# Hilfe, Umriss und Füllung erzeugen?



## halilgali (10. Oktober 2003)

Hallo!

Also ich habe eine Grafik, Bild oder hier als Bsp. ein Text als JPG-Datei.
Gibt es eine Möglichkeit, mit einem Programm nur die Umrisse des Textes zu erzeugen, damit man sie bearbeiten kann und dann dem Objekt eine Füllung zuweisen kann. 
Kann man z.B., wie bei einer selektiven Auswahl auch automatisch die Umrisse erzeugen, damit man den Umriss bearbeiten kann.

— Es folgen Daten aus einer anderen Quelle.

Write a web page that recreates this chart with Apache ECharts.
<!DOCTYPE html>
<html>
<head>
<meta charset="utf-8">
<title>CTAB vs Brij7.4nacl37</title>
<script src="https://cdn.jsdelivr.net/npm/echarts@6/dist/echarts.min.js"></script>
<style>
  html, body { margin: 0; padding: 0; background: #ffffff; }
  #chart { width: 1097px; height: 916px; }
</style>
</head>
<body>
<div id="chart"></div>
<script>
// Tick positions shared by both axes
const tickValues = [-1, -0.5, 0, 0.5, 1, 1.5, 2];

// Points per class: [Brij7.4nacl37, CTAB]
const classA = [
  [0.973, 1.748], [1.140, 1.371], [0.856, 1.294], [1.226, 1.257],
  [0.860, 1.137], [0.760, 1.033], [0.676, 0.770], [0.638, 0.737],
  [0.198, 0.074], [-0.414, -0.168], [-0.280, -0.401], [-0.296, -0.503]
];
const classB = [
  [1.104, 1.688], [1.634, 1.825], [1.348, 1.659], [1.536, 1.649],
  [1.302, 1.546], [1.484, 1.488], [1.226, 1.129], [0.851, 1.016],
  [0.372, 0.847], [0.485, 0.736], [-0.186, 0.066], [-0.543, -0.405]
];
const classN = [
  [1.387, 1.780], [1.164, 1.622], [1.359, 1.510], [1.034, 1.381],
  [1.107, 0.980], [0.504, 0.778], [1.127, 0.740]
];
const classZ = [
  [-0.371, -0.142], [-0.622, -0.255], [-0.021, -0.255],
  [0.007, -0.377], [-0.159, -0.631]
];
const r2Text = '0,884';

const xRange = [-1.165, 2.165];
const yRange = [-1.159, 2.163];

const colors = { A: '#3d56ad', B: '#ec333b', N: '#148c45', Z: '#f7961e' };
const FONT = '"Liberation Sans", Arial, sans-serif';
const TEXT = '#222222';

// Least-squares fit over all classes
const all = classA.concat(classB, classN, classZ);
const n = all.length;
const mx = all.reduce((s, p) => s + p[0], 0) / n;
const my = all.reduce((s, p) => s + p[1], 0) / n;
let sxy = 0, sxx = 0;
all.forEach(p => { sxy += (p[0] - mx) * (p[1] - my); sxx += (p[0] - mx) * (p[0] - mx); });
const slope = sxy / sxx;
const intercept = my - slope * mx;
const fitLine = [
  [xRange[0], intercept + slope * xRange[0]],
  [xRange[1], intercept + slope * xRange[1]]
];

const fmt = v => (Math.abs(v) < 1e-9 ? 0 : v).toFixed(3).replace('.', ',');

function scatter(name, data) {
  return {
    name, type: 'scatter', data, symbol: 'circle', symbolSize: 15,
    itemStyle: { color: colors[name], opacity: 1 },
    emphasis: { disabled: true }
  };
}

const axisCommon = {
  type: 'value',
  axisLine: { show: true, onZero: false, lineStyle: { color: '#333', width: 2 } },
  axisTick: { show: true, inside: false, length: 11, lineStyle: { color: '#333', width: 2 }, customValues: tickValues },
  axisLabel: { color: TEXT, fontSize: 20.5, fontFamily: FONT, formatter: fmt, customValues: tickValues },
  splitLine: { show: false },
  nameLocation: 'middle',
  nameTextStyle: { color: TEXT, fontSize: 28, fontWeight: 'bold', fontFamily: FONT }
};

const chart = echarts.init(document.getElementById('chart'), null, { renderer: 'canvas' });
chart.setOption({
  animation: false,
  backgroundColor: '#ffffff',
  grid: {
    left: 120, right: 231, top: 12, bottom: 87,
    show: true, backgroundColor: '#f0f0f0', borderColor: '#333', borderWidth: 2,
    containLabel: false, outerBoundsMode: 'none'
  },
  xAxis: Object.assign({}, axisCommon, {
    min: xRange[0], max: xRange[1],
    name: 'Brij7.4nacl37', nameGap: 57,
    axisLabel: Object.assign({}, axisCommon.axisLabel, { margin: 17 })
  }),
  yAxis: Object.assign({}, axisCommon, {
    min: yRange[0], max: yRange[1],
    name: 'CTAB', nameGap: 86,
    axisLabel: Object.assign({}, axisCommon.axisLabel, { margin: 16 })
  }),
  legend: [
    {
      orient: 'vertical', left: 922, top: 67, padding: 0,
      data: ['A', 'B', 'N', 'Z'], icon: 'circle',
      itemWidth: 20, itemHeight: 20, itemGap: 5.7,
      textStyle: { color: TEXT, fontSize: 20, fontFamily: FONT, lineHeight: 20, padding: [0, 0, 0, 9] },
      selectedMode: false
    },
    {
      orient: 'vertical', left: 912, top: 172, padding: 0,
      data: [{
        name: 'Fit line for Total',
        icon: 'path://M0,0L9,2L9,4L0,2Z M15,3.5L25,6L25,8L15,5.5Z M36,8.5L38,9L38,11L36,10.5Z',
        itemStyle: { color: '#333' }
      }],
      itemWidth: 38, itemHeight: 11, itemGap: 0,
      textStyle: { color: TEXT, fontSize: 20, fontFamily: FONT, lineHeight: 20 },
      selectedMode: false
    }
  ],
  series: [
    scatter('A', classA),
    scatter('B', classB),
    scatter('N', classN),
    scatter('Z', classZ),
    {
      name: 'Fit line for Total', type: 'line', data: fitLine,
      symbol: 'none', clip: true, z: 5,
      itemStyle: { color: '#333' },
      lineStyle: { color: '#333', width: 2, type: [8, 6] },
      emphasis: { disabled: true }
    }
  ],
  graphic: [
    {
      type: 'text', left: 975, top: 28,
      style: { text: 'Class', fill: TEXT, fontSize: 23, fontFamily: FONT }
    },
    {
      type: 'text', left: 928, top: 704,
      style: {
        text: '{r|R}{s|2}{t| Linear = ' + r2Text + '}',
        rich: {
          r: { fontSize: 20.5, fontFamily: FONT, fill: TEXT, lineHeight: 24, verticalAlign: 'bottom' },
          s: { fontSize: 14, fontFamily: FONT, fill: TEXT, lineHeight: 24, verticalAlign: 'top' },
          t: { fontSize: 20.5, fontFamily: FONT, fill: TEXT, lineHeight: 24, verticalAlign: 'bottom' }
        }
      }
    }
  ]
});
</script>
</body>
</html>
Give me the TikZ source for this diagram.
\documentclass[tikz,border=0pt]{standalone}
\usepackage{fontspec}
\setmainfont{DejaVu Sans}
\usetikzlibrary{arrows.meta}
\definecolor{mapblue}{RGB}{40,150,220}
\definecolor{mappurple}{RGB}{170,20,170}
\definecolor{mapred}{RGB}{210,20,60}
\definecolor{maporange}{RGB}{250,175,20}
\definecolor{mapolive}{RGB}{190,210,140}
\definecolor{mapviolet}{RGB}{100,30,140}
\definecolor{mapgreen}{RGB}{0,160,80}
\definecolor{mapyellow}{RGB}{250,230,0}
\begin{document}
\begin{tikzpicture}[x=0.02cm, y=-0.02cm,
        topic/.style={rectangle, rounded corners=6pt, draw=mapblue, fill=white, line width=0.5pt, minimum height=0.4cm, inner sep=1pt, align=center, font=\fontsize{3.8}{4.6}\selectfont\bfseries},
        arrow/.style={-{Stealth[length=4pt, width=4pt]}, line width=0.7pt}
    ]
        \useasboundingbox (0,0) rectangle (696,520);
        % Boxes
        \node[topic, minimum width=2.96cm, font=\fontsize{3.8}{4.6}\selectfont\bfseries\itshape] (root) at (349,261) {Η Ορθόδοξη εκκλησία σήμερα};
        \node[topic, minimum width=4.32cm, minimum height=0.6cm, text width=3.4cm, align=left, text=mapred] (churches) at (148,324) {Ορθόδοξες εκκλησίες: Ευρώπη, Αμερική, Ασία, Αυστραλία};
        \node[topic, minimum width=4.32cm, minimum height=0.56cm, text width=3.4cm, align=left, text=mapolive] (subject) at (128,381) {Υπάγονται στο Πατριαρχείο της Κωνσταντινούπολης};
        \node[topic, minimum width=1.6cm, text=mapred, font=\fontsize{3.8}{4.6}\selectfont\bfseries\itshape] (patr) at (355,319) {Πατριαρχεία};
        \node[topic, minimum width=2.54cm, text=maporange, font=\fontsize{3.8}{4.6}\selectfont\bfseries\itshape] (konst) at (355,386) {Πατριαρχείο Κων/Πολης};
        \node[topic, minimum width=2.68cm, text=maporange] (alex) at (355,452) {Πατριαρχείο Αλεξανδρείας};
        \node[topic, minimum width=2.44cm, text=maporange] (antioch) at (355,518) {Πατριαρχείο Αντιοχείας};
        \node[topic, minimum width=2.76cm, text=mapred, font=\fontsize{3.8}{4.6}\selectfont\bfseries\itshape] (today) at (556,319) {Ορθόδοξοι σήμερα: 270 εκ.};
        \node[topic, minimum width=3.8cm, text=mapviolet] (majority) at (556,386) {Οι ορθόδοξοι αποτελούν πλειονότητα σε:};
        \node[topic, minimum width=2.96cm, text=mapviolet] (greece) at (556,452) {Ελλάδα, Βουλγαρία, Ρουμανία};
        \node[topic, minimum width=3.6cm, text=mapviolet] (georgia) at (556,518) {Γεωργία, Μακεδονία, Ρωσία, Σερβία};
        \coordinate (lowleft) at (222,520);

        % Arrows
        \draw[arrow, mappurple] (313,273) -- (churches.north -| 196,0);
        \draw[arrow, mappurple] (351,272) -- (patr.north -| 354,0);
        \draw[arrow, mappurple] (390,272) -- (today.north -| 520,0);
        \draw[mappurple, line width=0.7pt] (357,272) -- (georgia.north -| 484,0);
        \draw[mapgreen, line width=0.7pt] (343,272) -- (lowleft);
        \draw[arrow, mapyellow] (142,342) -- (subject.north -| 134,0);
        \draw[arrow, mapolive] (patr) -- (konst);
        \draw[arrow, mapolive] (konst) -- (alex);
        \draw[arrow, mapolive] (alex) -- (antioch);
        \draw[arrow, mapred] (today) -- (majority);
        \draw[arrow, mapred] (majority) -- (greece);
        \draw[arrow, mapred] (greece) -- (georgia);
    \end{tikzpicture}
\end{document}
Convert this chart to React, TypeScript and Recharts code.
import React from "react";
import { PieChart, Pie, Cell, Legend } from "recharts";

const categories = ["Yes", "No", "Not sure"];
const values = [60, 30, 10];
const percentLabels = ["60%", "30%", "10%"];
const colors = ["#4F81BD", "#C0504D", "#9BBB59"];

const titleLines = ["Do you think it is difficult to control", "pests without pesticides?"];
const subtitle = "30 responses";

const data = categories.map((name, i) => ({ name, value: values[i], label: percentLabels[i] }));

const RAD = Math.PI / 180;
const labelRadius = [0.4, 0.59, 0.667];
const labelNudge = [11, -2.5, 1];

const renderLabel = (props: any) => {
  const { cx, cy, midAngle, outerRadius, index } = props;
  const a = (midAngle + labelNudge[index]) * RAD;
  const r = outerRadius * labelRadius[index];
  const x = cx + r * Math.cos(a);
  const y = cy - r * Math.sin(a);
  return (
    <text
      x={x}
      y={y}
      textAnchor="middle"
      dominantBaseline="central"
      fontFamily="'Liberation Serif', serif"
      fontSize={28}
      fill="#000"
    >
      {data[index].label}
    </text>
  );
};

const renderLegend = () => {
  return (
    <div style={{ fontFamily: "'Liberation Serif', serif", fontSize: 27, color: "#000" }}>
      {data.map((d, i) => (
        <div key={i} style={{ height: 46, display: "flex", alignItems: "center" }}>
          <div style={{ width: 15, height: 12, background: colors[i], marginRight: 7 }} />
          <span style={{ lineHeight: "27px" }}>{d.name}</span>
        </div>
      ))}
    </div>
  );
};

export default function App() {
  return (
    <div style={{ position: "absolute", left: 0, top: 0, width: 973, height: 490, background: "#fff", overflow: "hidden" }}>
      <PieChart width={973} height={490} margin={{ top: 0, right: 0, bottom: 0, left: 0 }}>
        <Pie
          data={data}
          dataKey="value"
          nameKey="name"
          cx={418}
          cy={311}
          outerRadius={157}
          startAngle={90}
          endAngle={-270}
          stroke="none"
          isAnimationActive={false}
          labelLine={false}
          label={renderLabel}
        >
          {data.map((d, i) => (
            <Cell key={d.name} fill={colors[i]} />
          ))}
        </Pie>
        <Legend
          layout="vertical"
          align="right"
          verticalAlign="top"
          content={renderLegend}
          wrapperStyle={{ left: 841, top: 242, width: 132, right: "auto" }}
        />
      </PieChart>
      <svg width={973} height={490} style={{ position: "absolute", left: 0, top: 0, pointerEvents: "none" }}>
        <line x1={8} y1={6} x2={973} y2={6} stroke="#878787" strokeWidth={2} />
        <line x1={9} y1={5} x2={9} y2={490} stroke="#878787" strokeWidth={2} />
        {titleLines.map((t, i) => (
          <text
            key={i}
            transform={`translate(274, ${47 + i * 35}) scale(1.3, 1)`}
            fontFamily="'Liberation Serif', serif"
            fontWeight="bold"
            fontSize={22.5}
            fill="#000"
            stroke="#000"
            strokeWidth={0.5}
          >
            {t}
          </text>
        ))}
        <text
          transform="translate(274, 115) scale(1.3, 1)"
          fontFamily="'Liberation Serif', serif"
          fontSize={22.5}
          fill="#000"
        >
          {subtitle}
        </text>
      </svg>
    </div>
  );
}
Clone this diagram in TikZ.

Ich hoffe, das mir jemand helfen kann, denn ich weiss nicht  mehr weiter und 
habe auch nichts gefunden.


----------



## Lord-Lance (10. Oktober 2003)

Also wenn ich dich richtig verstanden habe, dann willst du einfach den Text ausschneiden bzw. mit einer füllung versehen.

Geh folgendermassen vor:
1. Zauberstab auswählen.
2. Irgendwo in die schwarze Fläcke tippen.
3. Dann mit gehaltener Shift Taste in die 3 schwarzen bereiche die von weiss umgeben sind klicken (beide e und beim s)
4. Menü Selektion, Selektion umkehren
5. CTRL + C auf dem Keyboard drücken
6. CTRL + V auf dem Keyboard drücken
7. Nun hast du eine neue Ebene mit dem Text erstellt, du kannst dann über "Ebenen effekte" beginnen mit deinem Text zu spielen.

Ich hoffe es hilft.


----------



## Daniel Mannheimer (10. Oktober 2003)

Das Deaktivieren von "Benachbart" spart dir Punkt 3.


----------